AVAILABLE DATA:
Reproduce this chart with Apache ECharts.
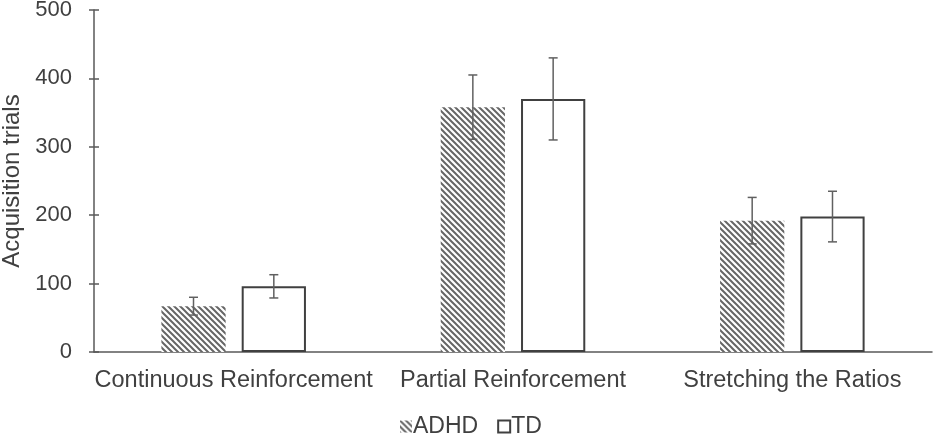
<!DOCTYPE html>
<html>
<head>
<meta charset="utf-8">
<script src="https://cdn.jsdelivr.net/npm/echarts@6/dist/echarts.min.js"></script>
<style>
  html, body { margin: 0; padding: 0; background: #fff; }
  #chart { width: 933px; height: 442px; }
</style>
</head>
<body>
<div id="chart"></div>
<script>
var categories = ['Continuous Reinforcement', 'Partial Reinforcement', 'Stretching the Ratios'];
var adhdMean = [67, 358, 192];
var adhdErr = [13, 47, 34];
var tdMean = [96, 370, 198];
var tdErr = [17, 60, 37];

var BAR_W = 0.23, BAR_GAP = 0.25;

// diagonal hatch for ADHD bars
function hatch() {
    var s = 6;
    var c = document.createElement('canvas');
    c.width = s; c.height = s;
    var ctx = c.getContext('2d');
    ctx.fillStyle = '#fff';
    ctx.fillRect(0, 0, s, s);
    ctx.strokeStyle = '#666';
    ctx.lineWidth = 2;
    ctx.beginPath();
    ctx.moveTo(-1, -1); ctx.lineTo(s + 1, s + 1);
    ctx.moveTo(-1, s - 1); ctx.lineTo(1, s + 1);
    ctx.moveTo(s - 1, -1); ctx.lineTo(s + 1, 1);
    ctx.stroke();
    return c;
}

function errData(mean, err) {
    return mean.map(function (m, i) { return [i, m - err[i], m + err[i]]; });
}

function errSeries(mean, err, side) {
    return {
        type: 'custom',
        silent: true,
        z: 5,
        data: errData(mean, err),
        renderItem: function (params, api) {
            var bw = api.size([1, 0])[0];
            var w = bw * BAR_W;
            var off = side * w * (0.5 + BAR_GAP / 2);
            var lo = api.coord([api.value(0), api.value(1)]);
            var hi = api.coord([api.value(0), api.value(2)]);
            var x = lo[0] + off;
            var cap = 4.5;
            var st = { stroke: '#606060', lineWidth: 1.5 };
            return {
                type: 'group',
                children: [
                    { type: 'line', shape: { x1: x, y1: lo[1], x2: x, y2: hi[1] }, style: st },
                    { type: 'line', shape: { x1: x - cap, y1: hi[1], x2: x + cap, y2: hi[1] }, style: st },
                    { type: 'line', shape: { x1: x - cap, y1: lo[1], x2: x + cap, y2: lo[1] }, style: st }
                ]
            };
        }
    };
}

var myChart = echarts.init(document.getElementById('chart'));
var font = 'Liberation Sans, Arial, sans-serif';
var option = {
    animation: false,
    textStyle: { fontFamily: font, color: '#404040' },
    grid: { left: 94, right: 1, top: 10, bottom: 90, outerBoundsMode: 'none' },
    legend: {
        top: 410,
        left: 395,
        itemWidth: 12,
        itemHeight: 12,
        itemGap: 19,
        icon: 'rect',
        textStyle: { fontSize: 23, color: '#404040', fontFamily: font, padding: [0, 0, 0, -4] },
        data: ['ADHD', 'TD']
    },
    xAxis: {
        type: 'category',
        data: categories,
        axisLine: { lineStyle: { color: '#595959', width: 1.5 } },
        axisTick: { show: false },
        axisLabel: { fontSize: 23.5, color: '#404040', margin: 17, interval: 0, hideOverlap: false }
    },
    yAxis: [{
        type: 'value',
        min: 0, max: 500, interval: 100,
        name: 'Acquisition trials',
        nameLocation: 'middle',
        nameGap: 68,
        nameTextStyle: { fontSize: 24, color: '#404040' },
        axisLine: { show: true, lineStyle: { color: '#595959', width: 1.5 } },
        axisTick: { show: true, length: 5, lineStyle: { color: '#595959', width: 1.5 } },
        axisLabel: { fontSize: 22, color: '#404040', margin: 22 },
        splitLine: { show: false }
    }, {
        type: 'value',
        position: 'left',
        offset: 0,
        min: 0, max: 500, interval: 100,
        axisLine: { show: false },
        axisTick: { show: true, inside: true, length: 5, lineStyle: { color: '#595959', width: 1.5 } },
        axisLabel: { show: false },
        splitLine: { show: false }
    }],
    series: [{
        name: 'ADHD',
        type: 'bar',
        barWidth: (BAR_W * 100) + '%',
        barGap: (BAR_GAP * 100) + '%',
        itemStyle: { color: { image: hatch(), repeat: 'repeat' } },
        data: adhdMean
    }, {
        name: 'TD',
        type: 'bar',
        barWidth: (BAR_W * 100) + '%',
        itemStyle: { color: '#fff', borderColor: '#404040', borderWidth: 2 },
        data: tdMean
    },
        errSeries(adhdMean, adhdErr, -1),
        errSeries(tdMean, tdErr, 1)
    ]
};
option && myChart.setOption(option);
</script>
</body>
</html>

GOAL: Quote the listing above in full, except for the pictures.

EXERCISE ANSWER:
Reproduce this chart with Apache ECharts.
<!DOCTYPE html>
<html>
<head>
<meta charset="utf-8">
<script src="https://cdn.jsdelivr.net/npm/echarts@6/dist/echarts.min.js"></script>
<style>
  html, body { margin: 0; padding: 0; background: #fff; }
  #chart { width: 933px; height: 442px; }
</style>
</head>
<body>
<div id="chart"></div>
<script>
var categories = ['Continuous Reinforcement', 'Partial Reinforcement', 'Stretching the Ratios'];
var adhdMean = [67, 358, 192];
var adhdErr = [13, 47, 34];
var tdMean = [96, 370, 198];
var tdErr = [17, 60, 37];

var BAR_W = 0.23, BAR_GAP = 0.25;

// diagonal hatch for ADHD bars
function hatch() {
    var s = 6;
    var c = document.createElement('canvas');
    c.width = s; c.height = s;
    var ctx = c.getContext('2d');
    ctx.fillStyle = '#fff';
    ctx.fillRect(0, 0, s, s);
    ctx.strokeStyle = '#666';
    ctx.lineWidth = 2;
    ctx.beginPath();
    ctx.moveTo(-1, -1); ctx.lineTo(s + 1, s + 1);
    ctx.moveTo(-1, s - 1); ctx.lineTo(1, s + 1);
    ctx.moveTo(s - 1, -1); ctx.lineTo(s + 1, 1);
    ctx.stroke();
    return c;
}

function errData(mean, err) {
    return mean.map(function (m, i) { return [i, m - err[i], m + err[i]]; });
}

function errSeries(mean, err, side) {
    return {
        type: 'custom',
        silent: true,
        z: 5,
        data: errData(mean, err),
        renderItem: function (params, api) {
            var bw = api.size([1, 0])[0];
            var w = bw * BAR_W;
            var off = side * w * (0.5 + BAR_GAP / 2);
            var lo = api.coord([api.value(0), api.value(1)]);
            var hi = api.coord([api.value(0), api.value(2)]);
            var x = lo[0] + off;
            var cap = 4.5;
            var st = { stroke: '#606060', lineWidth: 1.5 };
            return {
                type: 'group',
                children: [
                    { type: 'line', shape: { x1: x, y1: lo[1], x2: x, y2: hi[1] }, style: st },
                    { type: 'line', shape: { x1: x - cap, y1: hi[1], x2: x + cap, y2: hi[1] }, style: st },
                    { type: 'line', shape: { x1: x - cap, y1: lo[1], x2: x + cap, y2: lo[1] }, style: st }
                ]
            };
        }
    };
}

var myChart = echarts.init(document.getElementById('chart'));
var font = 'Liberation Sans, Arial, sans-serif';
var option = {
    animation: false,
    textStyle: { fontFamily: font, color: '#404040' },
    grid: { left: 94, right: 1, top: 10, bottom: 90, outerBoundsMode: 'none' },
    legend: {
        top: 410,
        left: 395,
        itemWidth: 12,
        itemHeight: 12,
        itemGap: 19,
        icon: 'rect',
        textStyle: { fontSize: 23, color: '#404040', fontFamily: font, padding: [0, 0, 0, -4] },
        data: ['ADHD', 'TD']
    },
    xAxis: {
        type: 'category',
        data: categories,
        axisLine: { lineStyle: { color: '#595959', width: 1.5 } },
        axisTick: { show: false },
        axisLabel: { fontSize: 23.5, color: '#404040', margin: 17, interval: 0, hideOverlap: false }
    },
    yAxis: [{
        type: 'value',
        min: 0, max: 500, interval: 100,
        name: 'Acquisition trials',
        nameLocation: 'middle',
        nameGap: 68,
        nameTextStyle: { fontSize: 24, color: '#404040' },
        axisLine: { show: true, lineStyle: { color: '#595959', width: 1.5 } },
        axisTick: { show: true, length: 5, lineStyle: { color: '#595959', width: 1.5 } },
        axisLabel: { fontSize: 22, color: '#404040', margin: 22 },
        splitLine: { show: false }
    }, {
        type: 'value',
        position: 'left',
        offset: 0,
        min: 0, max: 500, interval: 100,
        axisLine: { show: false },
        axisTick: { show: true, inside: true, length: 5, lineStyle: { color: '#595959', width: 1.5 } },
        axisLabel: { show: false },
        splitLine: { show: false }
    }],
    series: [{
        name: 'ADHD',
        type: 'bar',
        barWidth: (BAR_W * 100) + '%',
        barGap: (BAR_GAP * 100) + '%',
        itemStyle: { color: { image: hatch(), repeat: 'repeat' } },
        data: adhdMean
    }, {
        name: 'TD',
        type: 'bar',
        barWidth: (BAR_W * 100) + '%',
        itemStyle: { color: '#fff', borderColor: '#404040', borderWidth: 2 },
        data: tdMean
    },
        errSeries(adhdMean, adhdErr, -1),
        errSeries(tdMean, tdErr, 1)
    ]
};
option && myChart.setOption(option);
</script>
</body>
</html>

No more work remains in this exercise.